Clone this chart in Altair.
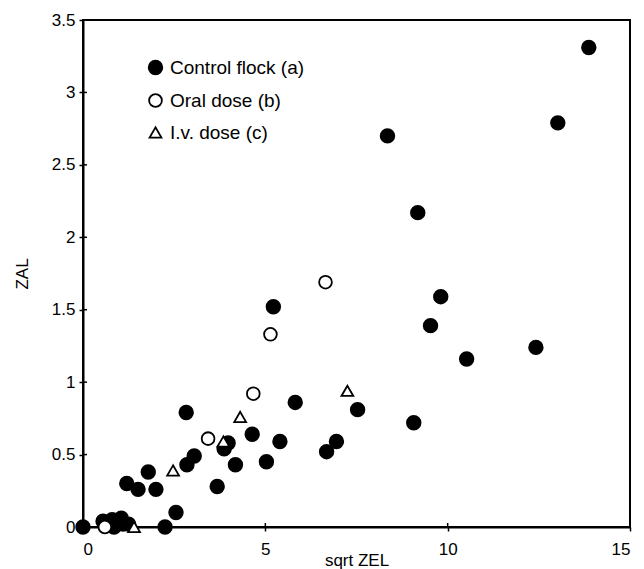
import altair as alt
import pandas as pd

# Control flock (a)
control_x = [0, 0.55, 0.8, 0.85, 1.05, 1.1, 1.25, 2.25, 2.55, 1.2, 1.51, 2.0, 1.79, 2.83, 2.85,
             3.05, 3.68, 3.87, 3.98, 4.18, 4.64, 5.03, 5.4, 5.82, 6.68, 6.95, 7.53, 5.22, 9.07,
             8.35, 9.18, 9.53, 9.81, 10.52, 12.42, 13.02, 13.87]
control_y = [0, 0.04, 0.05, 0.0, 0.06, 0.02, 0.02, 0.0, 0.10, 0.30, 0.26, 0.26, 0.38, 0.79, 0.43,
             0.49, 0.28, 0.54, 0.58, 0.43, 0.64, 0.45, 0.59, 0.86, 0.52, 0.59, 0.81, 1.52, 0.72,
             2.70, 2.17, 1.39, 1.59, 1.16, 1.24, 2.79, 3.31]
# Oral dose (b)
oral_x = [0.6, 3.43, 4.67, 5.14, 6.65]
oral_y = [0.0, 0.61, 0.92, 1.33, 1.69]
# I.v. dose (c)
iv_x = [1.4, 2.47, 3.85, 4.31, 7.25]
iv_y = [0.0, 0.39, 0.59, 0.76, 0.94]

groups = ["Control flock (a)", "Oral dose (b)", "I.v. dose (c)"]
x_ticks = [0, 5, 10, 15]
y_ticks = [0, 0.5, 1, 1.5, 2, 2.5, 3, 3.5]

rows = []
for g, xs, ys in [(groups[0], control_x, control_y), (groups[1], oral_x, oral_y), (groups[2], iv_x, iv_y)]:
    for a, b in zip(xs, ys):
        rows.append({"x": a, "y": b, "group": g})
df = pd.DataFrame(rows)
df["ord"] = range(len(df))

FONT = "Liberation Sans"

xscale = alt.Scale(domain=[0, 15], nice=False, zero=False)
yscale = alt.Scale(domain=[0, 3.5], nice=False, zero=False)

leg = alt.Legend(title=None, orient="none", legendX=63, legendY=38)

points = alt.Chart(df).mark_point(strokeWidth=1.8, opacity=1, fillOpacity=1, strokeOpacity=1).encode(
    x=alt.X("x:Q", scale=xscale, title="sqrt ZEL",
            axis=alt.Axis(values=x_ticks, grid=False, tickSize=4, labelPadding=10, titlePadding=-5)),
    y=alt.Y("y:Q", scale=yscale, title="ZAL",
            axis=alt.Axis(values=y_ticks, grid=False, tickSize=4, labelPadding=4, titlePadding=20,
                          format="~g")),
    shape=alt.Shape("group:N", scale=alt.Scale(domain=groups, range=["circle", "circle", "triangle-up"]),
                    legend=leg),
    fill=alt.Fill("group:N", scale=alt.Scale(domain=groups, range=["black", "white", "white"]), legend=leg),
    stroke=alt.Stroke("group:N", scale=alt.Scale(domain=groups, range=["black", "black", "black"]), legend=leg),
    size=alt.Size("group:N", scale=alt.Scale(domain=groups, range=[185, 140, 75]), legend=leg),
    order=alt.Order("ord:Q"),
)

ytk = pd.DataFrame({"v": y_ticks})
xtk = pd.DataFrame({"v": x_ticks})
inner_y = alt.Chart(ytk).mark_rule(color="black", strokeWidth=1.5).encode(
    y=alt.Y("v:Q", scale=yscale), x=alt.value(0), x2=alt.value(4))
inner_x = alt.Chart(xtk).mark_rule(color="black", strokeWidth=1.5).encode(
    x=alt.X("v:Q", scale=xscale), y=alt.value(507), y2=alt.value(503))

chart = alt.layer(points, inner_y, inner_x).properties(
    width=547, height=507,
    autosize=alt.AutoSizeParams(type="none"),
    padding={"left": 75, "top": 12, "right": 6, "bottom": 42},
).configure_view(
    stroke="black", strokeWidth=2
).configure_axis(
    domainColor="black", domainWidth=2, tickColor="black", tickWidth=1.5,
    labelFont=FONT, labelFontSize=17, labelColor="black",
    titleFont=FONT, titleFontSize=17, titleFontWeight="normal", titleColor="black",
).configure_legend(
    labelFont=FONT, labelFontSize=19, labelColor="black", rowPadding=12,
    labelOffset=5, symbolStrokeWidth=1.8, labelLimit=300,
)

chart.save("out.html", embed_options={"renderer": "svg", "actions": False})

-------

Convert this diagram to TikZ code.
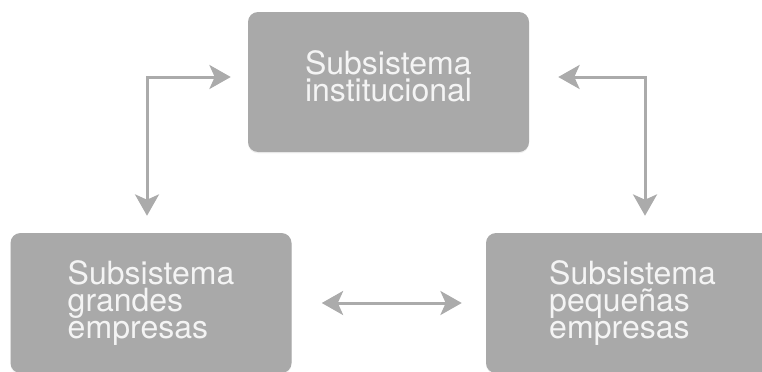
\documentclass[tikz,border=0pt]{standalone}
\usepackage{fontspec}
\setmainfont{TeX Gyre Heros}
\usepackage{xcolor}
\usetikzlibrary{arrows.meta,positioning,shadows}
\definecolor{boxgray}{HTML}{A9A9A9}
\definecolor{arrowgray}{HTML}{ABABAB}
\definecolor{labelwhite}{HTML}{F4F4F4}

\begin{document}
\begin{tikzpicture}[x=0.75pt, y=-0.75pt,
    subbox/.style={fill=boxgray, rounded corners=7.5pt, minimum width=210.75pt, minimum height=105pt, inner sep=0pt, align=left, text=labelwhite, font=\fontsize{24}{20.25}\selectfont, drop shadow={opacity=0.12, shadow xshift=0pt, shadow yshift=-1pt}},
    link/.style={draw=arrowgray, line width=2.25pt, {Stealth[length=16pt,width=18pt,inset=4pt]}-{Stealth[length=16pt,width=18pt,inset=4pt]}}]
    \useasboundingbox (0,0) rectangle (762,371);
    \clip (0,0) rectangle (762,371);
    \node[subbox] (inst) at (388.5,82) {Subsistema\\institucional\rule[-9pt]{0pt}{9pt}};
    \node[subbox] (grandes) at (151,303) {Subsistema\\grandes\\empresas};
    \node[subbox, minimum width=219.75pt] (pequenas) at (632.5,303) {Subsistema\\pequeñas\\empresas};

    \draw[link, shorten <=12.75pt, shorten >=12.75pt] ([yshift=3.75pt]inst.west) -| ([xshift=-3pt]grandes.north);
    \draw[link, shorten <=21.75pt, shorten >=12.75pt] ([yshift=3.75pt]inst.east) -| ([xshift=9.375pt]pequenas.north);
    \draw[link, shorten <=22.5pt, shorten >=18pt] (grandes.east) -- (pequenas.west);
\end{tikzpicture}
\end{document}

-------

- [WHAT IS REQUIRED]: Any pictures should be left out. Reproduce every line from the one holding "Clone this chart in Altair." down to the one holding "import pandas as pd", both of those lines included.

- [EXERCISE SOLUTION]:
Clone this chart in Altair.
import altair as alt
import pandas as pd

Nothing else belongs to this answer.